All of these factors are continually in play, and often are in no way a reflection on the success or merit of your piece. So be passionate about the work and dispassionate about the business. Anything else takes away from energy that should be going into your writing.

Elisa Gabbert said...

Yes, Sim, I agree with your (and Ted's) point time, there simply not being enough. I'm actually impressed that VQR readers take the time to write down specific reasons they are rejecting this stuff that is evidently so horrifically bad. I guess I just wish it were true that writers really wanted to hear those reasons, cutting though they may be, and would take what they could from them and move on.

And I agree that submitters should be aware of the statistics involved in submitting to these big-name journals and not take rejection (or even acceptance!) so personally.

And as I remarked in a comment on the VQR blog, I disagree with the sentiment that submitters are serving a support function for journals and therefore deserve more attention/respect.
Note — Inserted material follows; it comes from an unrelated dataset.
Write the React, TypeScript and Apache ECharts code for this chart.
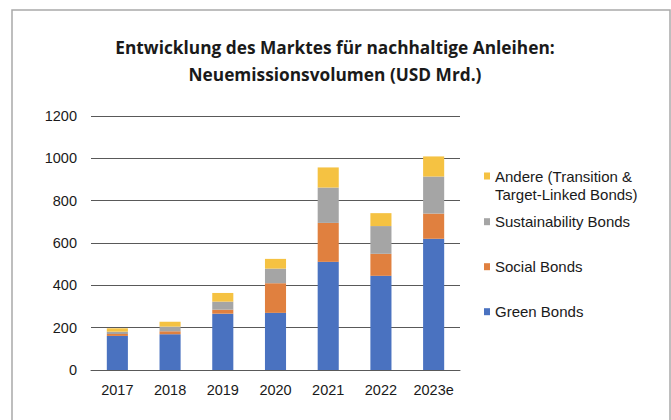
import React, { useEffect, useRef } from "react";
import * as echarts from "echarts";

const categories = ["2017", "2018", "2019", "2020", "2021", "2022", "2023e"];
const greenBonds = [161, 169, 266, 270, 511, 445, 620];
const socialBonds = [9, 14, 19, 140, 184, 104, 119];
const sustainabilityBonds = [11, 22, 38, 69, 167, 131, 175];
const andere = [16, 23, 41, 46, 95, 61, 95];

const seriesNames = [
  "Green Bonds",
  "Social Bonds",
  "Sustainability Bonds",
  "Andere (Transition & Target-Linked Bonds)",
];
const colors = ["#4A72C0", "#E0803F", "#A5A5A5", "#F5C242"];

const FONT = "Liberation Sans";

export default function App() {
  const ref = useRef<HTMLDivElement>(null);
  useEffect(() => {
    if (!ref.current) return;
    const chart = echarts.init(ref.current, null, { renderer: "svg" });
    const legendText = { fontFamily: FONT, fontSize: 15, color: "#1a1a1a", lineHeight: 18 };
    const simpleLegend = (name: string, top: number) => ({
      data: [name],
      left: 484,
      top,
      padding: 0,
      itemWidth: 6,
      itemHeight: 7,
      icon: "rect",
      selectedMode: false,
      textStyle: legendText,
    });
    chart.setOption({
      animation: false,
      backgroundColor: "#ffffff",
      color: colors,
      textStyle: { fontFamily: FONT },
      title: {
        text: "Entwicklung des Marktes für nachhaltige Anleihen:\nNeuemissionsvolumen (USD Mrd.)",
        left: 335,
        textAlign: "center",
        top: 34,
        padding: 0,
        textStyle: {
          fontFamily: "Open Sans",
          fontWeight: "bold",
          fontSize: 17.3,
          lineHeight: 27,
          color: "#1a1a1a",
        },
      },
      graphic: [
        {
          type: "rect",
          shape: { x: 12, y: 10, width: 658, height: 430 },
          style: { fill: "none", stroke: "#a9a9a9", lineWidth: 1.5 },
          silent: true,
        },
      ],
      legend: [
        {
          data: [seriesNames[3]],
          left: 484,
          top: 167,
          padding: 0,
          itemWidth: 6,
          itemHeight: 25,
          icon: "path://M0,0H6V7H0Z M0,24.98H6V25H0Z",
          selectedMode: false,
          formatter: () => "Andere (Transition &\nTarget-Linked Bonds)",
          textStyle: legendText,
        },
        simpleLegend(seriesNames[2], 212.7),
        simpleLegend(seriesNames[1], 257.7),
        simpleLegend(seriesNames[0], 302.7),
      ],
      grid: { left: 91, right: 211, top: 116, bottom: 50, containLabel: false },
      xAxis: {
        type: "category",
        data: categories,
        axisLine: { show: true, lineStyle: { color: "#595959", width: 1 } },
        axisTick: { show: false },
        axisLabel: { fontFamily: FONT, fontSize: 14.5, color: "#1a1a1a", margin: 12 },
      },
      yAxis: {
        type: "value",
        min: 0,
        max: 1200,
        interval: 200,
        axisLine: { show: false },
        axisTick: { show: false },
        splitLine: { lineStyle: { color: "#595959", width: 1 } },
        axisLabel: {
          fontFamily: FONT,
          fontSize: 14.5,
          color: "#1a1a1a",
          margin: 14,
          formatter: (v: number) => String(v),
        },
      },
      series: [greenBonds, socialBonds, sustainabilityBonds, andere].map((d, i) => ({
        name: seriesNames[i],
        type: "bar",
        stack: "total",
        data: d,
        barWidth: "40%",
        itemStyle: { color: colors[i] },
      })),
    });
    return () => chart.dispose();
  }, []);
  return (
    <div
      ref={ref}
      style={{ position: "absolute", left: 0, top: 0, width: 671, height: 420, background: "#fff" }}
    />
  );
}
Submitting work to a journal is not a very useful way to "support" it.

Elisa Gabbert said...

point ABOUT time, that is

Steven D. Schroeder said...

Thanks, y'all, for the much more considered and accurate commentary here than is the standard in some comment fields.
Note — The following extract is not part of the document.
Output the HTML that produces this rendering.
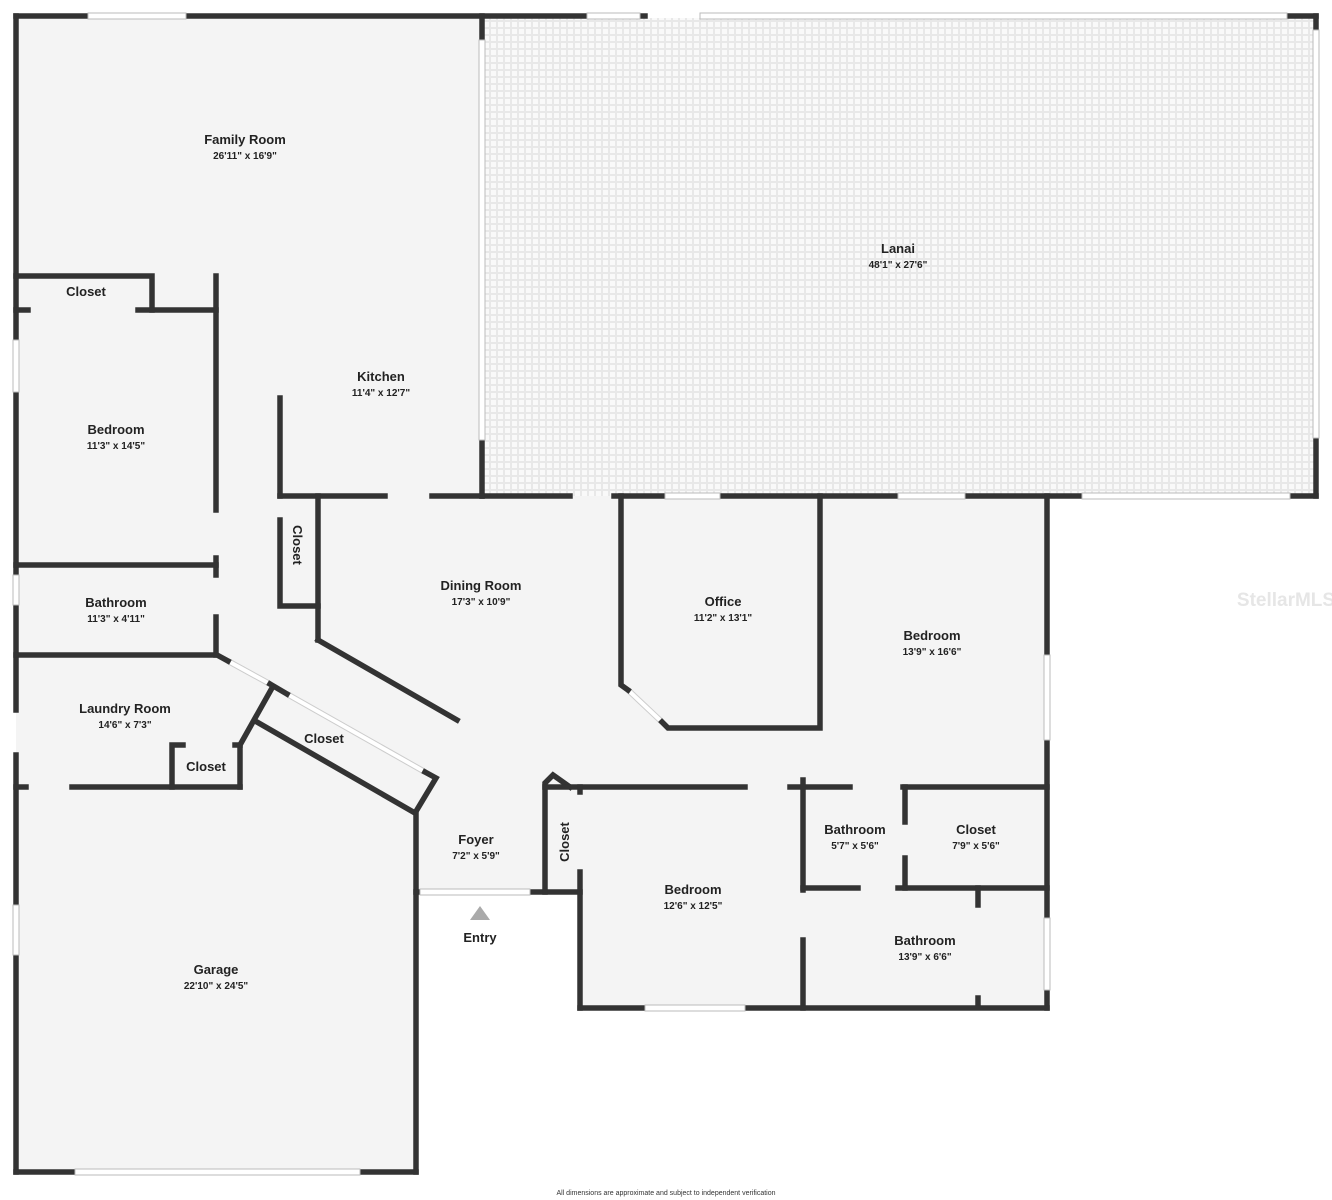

If I send a true form rejection to someone (no "Dear [Name]," no "____ was the closest poem," no "I felt like the ending was a letdown"), I am pretty much saying "If this is representative of your work, it's not a valuable use of your time or mine for you to send it to me." But I don't say it because of the subjectivity issue you mention, and also because some rejected writers are far too willing to try for dialogue even when it's not encouraged.

On the other hand, if I personalize a rejection at all (and I do that plenty), that definitely means I'd be happy for the writer to try again in the future--I don't want to BS people or give them false hope. I try not to waste anyone's time, including mine.